Brève apparition, mais idéale en Vincenette, Anne Catherine Gillet est un enchantement de fraîcheur (phrasé impeccable en plus).
Cependant, le personnage principal n’est pas à la portée de toutes les chanteuses. La créatrice du rôle, Caroline-Marie Miolan Carvalho, était elle même effrayée par la scène de Crau, exigeant de solides ressources dramatiques.
Alain Verhnes (Maître Ramon)
Inva Mula se donne pourtant totalement dans ce rôle avec un cœur et un courage visibles. Elle a pour elle une bonne expérience de l’Opéra français, une puissance vocale, et du charme.
Reste que ce soir lui font défaut rondeur et aération vocales.
Les aigus sont souvent étouffés, les pianis confidentiels, le sens mélodique se perd un peu. Mireille reste trop pâle, trop sentimentale jusqu’au bout.
Charles Castronovo, beau timbre sombre, semble également rester en retrait, plus terne qu'à son habitude, Franck Ferrari, comme très souvent dans les rôles noirs, privilégie les expressions violentes et brutes, Amel Brahim-Djelloul paraît bien discrète même à Garnier, et le passeur d’Ugo Rabec ne fait trembler personne.
Mais qu’aurions nous aimé entendre la voix d’en haut de Sophie Claisse pour incarner le jeune berger, car en confiant ce rôle ci à un ténor (Sébastien Droy), l’angélisme de l’enfant disparaît tout simplement, nous valant la plus grande frustration de la soirée.
Spécialiste des mises en scènes naïves, Nicolas Joel, épaulé par le décorateur Ezio Frigerio, présente une vision de Mireille qui ne surprendra personne parmi les habitués des spectacles du Capitole.
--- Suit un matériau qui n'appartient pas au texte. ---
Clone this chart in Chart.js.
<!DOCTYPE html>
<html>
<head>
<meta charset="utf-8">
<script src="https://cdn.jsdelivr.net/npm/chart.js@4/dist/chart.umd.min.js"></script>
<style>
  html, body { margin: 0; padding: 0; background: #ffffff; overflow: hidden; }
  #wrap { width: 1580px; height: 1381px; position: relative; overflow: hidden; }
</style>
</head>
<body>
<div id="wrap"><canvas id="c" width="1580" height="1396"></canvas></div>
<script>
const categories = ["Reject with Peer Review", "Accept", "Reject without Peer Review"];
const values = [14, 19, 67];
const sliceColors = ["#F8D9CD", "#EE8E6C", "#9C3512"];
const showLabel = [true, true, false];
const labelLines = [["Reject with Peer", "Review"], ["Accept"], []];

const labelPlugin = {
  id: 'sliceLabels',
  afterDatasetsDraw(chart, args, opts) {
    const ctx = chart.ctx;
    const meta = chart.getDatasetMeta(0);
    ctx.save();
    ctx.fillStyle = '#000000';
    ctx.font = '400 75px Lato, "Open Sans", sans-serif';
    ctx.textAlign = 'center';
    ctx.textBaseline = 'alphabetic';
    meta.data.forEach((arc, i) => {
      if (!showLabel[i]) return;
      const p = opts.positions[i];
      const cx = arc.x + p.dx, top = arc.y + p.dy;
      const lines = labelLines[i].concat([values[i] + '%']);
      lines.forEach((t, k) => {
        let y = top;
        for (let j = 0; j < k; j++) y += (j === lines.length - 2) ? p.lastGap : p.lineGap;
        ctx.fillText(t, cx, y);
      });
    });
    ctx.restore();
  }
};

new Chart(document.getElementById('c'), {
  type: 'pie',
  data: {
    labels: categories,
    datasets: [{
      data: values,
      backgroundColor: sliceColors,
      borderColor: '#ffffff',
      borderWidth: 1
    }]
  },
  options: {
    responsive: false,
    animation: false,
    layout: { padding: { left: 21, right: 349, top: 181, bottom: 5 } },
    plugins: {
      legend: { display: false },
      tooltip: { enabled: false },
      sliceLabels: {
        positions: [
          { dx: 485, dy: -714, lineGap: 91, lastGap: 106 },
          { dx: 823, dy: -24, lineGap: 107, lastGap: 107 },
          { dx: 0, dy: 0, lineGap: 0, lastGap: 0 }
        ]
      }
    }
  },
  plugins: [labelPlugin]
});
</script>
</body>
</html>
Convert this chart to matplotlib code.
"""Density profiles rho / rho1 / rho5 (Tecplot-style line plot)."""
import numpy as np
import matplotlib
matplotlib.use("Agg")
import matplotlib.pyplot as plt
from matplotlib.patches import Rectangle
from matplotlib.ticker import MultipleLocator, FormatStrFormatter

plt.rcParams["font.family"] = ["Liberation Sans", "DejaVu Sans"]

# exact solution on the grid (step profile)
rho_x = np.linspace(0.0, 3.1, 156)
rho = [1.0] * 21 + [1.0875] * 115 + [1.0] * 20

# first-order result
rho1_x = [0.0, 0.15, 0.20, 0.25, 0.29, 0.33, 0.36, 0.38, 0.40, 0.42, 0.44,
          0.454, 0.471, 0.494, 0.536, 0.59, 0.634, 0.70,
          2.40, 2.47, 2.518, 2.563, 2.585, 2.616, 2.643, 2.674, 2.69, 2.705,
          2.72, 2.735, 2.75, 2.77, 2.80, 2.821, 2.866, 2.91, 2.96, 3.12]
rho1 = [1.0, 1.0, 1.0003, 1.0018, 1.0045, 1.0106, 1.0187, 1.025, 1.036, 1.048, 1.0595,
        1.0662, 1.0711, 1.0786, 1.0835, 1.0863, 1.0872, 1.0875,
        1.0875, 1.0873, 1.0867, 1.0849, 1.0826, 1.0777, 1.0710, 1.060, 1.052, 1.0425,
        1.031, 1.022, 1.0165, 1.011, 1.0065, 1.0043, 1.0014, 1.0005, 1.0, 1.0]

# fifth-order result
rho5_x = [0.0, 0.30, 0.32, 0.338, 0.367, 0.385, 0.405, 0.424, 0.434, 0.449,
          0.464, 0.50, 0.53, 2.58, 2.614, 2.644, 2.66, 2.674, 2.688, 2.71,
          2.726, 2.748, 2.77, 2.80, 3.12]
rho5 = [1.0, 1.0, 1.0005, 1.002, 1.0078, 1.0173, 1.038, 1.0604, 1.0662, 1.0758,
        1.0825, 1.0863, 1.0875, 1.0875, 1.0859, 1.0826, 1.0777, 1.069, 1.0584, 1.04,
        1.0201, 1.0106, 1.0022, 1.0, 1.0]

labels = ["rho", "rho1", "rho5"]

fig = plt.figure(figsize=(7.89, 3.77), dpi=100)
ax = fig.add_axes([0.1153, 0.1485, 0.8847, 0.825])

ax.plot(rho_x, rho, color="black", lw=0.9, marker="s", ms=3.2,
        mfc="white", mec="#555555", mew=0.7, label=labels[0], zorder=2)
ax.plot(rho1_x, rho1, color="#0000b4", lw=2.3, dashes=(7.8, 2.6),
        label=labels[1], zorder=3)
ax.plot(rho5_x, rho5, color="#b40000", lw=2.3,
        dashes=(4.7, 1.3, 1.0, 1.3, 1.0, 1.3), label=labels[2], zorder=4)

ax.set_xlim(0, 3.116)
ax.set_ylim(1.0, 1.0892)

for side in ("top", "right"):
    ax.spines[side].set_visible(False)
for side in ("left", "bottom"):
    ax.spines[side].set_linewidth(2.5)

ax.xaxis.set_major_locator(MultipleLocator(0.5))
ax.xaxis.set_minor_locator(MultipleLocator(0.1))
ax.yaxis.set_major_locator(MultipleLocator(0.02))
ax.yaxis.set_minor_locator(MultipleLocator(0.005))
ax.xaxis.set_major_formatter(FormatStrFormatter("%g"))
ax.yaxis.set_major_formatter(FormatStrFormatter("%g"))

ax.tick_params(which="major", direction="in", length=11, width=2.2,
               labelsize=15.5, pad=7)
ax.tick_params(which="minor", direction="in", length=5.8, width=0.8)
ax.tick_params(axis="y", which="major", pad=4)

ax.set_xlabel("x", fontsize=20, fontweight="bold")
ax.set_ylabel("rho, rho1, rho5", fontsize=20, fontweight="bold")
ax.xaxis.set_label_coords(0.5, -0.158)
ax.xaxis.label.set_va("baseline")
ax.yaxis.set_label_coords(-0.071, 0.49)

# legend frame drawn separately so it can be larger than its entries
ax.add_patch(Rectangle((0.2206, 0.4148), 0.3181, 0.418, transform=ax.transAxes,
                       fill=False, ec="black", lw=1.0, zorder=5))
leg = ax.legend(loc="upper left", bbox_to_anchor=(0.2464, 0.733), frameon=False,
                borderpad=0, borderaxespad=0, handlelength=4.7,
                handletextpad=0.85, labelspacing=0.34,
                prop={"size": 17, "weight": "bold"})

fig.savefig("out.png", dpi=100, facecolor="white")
Les blés sont dorés comme l’or de Garnier, la surface du Rhône (joli tableau visuel et musical) scintille sous les lueurs de la Lune, et les éclairages les animent comme par le vent.
Programmer et diriger Mireille, avec une équipe artistique qu'il apprécie totalement, est donc d'abord pour le nouveau directeur de l'Opéra de Paris une manière de se présenter et de dire "Voilà un moyen de mieux me connaître, et mes goûts sont ainsi.".
Un certain sens de la provocation peut-on dire.